For further information on these and other public record series that contain information about individuals, consult the PROV publication Private Lives, Public Records: Family History Resources at Public Record Office Victoria.
A range of research guides, known as PROVguides, have been produced for a number of these series and can be accessed on the PROV website; some of these guides contain links to imaged copies of key series.
There are also a number of online exhibitions that can be accessed on the PROV website. Two of these in particular - Lucy: A Private Life Revealed Through Public Records and Bigamy, Theft and Murder. The Extraordinary Tale of Frederick Bailey Deeming - demonstrate how stories about individuals can be constructed using records found within public record series.

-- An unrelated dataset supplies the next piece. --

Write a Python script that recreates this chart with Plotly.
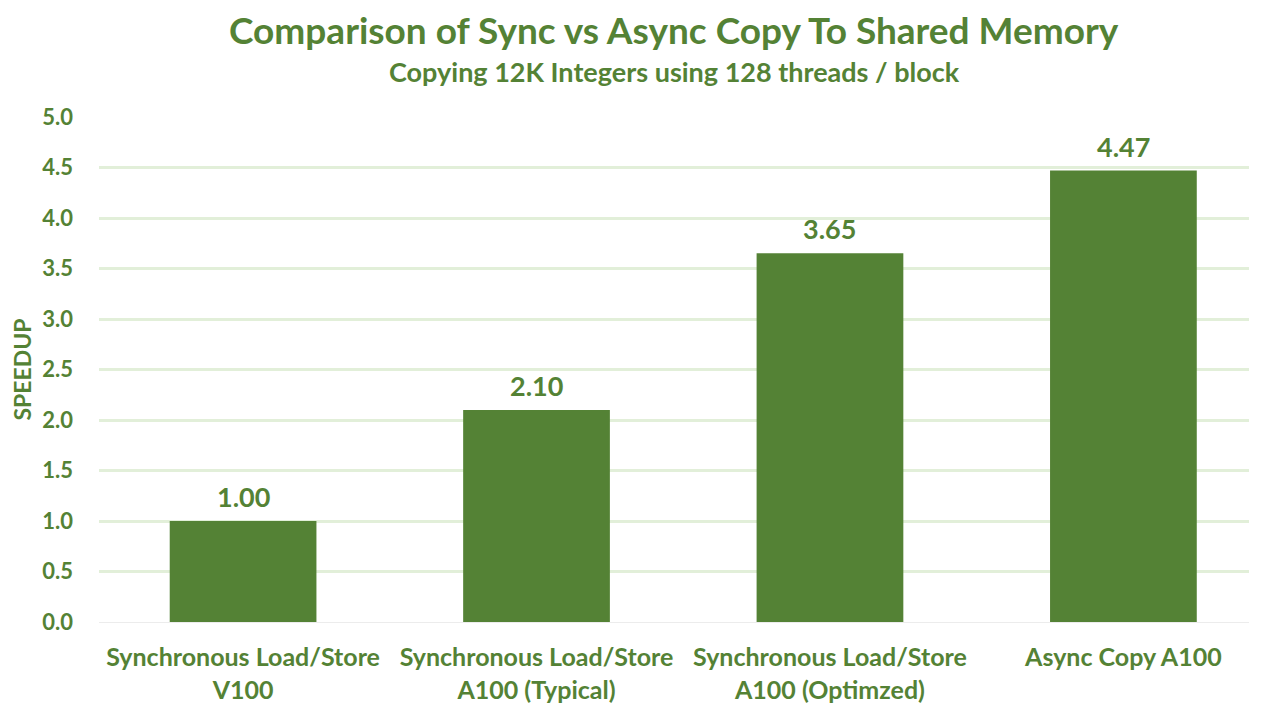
import plotly.graph_objects as go

categories = [
    "Synchronous Load/Store<br>V100",
    "Synchronous Load/Store<br>A100 (Typical)",
    "Synchronous Load/Store<br>A100 (Optimzed)",
    "Async Copy A100",
]
speedup = [1.00, 2.10, 3.65, 4.47]
y_ticks = [0, 0.5, 1.0, 1.5, 2.0, 2.5, 3.0, 3.5, 4.0, 4.5, 5.0]

GREEN = "#548235"
GRID = "#e2efd9"
FONT = "Lato, Open Sans, sans-serif"

fig = go.Figure(go.Bar(
    x=list(range(len(categories))), y=speedup,
    marker=dict(color=GREEN, line=dict(width=0)),
    width=0.5,
))

# value labels above bars
for i, v in enumerate(speedup):
    fig.add_annotation(x=i, y=v, xref="x", yref="y", text=f"{v:.2f}",
                       yanchor="bottom", yshift=6, showarrow=False,
                       font=dict(size=27, color=GREEN, family=FONT, weight="bold"))

fig.update_layout(
    width=1266, height=704,
    margin=dict(l=91, r=25, t=109, b=90),
    plot_bgcolor="white", paper_bgcolor="white",
    font=dict(family=FONT, color=GREEN),
    showlegend=False,
)

fig.update_xaxes(
    range=[-0.491, 3.428],
    tickvals=list(range(len(categories))), ticktext=categories,
    tickfont=dict(size=25, color=GREEN, family=FONT, weight="bold"),
    showgrid=False, showline=False, ticks="",
    ticklabelstandoff=18,
    automargin=False,
)
fig.update_yaxes(
    range=[0, 5], tickvals=y_ticks,
    tickformat=".1f",
    tickfont=dict(size=22, color=GREEN, family=FONT, weight="bold"),
    gridcolor=GRID, gridwidth=3,
    zeroline=True, zerolinecolor="#ececec", zerolinewidth=1,
    ticklabelstandoff=25,
    automargin=False,
    title=dict(text="SPEEDUP", font=dict(size=23, color=GREEN, family=FONT, weight="bold"), standoff=13),
)

fig.add_annotation(text="Comparison of Sync vs Async Copy To Shared Memory",
                   xref="paper", yref="paper", x=0.5, y=1.0, yanchor="middle", yshift=88,
                   showarrow=False, font=dict(size=37, color=GREEN, family=FONT, weight="bold"))
fig.add_annotation(text="Copying 12K Integers using 128 threads / block",
                   xref="paper", yref="paper", x=0.5, y=1.0, yanchor="middle", yshift=46,
                   showarrow=False, font=dict(size=27, color=GREEN, family=FONT, weight="bold"))

fig.write_html("out.html")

Q: Do you want to track the activities or opinions of individuals who interacted with Victorian government (colonial and state) agencies?
- PROV holds series of correspondence files created by a number of major Victorian government agencies including many of the major departments and statutory authorities. Files in these series document a range of activities including policy development, administrative procedures and the agency's interaction with individuals, private organisations and Victorian/other governments. For many of these series, PROV also holds the control records (typically known as indexes and registers) created by the same agency. These records manage the registration (numbering), arrangement, indexing and movement of the files.
- In most cases researchers must first use these indexes and registers to establish whether the government agency received letters from private persons and, more importantly, what that agency did with those letters. (For example, a letter may have been referred to another government agency for action.) Also, it should be kept in mind that many historically important women may have written to government agencies in their capacity as head of an organisation, such as the president of a committee, and would be identified as such. Letters can also be identified as having being received from a non-government organisation rather than an individual.
- NOTE: These indexes and registers were created by government agencies and reflect the recordkeeping practices of the time. Be aware that these may vary in arrangement over time and from agency to agency. You will need to be both consistent and creative in your approach to checking the indexes and registers. You should also be aware that trained staff are on hand in the PROV Reading Room to guide you through these records.